Here it was, late December; the weather had finally turned cold, and another hard freeze was forecast for Monday night. She had been back in the city since early October, and back onstage since Thanksgiving. The first few shows had been hard . . . she had trouble balancing the emotional flow of the audience without losing her shields, and the effort had cost her two-day migraines with accompanying hangovers.
Still, she refused to give up, and after a week, her training started to come back to her. Now she found herself actually excited before a show, and working with real enthusiasm on her original material. She was thinking of debuting the first song at the next gig.
A few days ago a woman had come up to her after the set and asked about representing her. Her card was still in Miranda’s wallet, the reality of the slip of stiff paper almost too good to be true; she’d Googled the woman and found out she was legit, and was strongly considering accepting her offer. Denise MacNeil had said that she could get Miranda into at least three more venues and, if she could get a demo made, probably land her a recording contract.
If things kept up, she might end up in the studio by spring. The thought made her beam even wider.
She looked around at the other people on the bus with her, letting her shields thin out just enough that she could assess whether any of them were a threat, but unless the old woman in the walker was hiding a gun, there was nothing to worry about.
Reclaiming her own mind, it turn
ed out, was all she needed to start living her own life.
She looked people in the eye now—sometimes she didn’t want to, but she forced herself, to make sure she didn’t start to slip again. Most of the time people smiled. Some looked away. Those were the ones to keep an eye on. They were hiding something.
She was grateful to have the rest of the night free. She made it a point never to schedule sessions with Sophie the night after a show; she liked to have some downtime. Plus, whenever she tried to work out after she’d been performing, she was inevitably tired and distracted and Sophie ended up beating the crap out of her. On other nights, she was finally able to hold her own . . . for a few minutes, anyway. She was far from a warrior, but she was making progress.
Miranda also wanted the night off because there was something she needed to do.
She let the bus carry her past her stop, down Lamar; past the mammoth Whole Foods flagship store, past Book People, past the University of Texas campus . . . all the way up past Thirty-Eighth Street, with a dozen stops in between.
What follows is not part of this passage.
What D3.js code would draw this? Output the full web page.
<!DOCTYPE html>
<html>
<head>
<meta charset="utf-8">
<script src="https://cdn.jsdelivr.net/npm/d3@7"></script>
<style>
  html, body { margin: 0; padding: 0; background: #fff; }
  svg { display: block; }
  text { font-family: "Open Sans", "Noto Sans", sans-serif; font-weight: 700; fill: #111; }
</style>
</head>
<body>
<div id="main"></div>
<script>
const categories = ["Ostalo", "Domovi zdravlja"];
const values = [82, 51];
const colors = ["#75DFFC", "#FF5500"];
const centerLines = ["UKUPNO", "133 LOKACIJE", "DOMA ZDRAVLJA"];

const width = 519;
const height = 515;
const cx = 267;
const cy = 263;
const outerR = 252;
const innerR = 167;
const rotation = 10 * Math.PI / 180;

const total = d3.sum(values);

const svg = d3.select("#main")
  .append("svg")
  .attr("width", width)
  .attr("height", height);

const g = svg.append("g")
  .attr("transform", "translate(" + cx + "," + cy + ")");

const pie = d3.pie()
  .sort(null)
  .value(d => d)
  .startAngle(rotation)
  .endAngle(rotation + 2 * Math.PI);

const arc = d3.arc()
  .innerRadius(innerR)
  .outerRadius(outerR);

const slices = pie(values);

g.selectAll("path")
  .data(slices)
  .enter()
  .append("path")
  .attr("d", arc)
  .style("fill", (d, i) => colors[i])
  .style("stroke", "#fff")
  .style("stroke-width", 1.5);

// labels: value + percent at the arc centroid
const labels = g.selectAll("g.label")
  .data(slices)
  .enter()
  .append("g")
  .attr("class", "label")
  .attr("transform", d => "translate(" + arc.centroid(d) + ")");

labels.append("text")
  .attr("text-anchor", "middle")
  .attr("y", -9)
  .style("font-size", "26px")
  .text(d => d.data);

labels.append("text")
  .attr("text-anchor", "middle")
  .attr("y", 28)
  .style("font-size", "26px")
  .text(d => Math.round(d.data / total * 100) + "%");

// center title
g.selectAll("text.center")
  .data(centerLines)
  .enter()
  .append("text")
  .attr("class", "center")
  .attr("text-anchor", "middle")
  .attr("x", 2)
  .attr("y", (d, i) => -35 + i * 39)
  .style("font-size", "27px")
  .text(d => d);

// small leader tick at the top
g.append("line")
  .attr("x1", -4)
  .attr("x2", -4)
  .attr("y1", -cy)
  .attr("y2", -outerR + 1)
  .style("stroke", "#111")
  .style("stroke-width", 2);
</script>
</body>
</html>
Yanking the stop cord, she swung to her feet and bumped her way past the few people still on the bus. Then she stepped out into the frigid night air, pulling her coat tighter around her, and stood in front of the Travis County Psychiatric Hospital for a long minute, just thinking.
The intake desk was open twenty-four hours. She picked her way along the tall hurricane fence that surrounded the industrial gray buildings, not in any hurry to go inside, but eventually she faced the glass doors of the main lobby and had to make a decision.
When the doors shut behind her, she stopped and grounded to quell the first stirrings of anxiety in her stomach, and she forced twice as much energy as usual into her shields as soon as the whispers began in her head.
She could feel them rubbing against her mind—light fingers of ghostly presence, some crawling with madness, some just . . . empty. Hollow people, scarecrow people, full of nothing but screams . . . how the doctors and nurses could bear it, she couldn’t fathom. Maybe they were numb. So many humans were.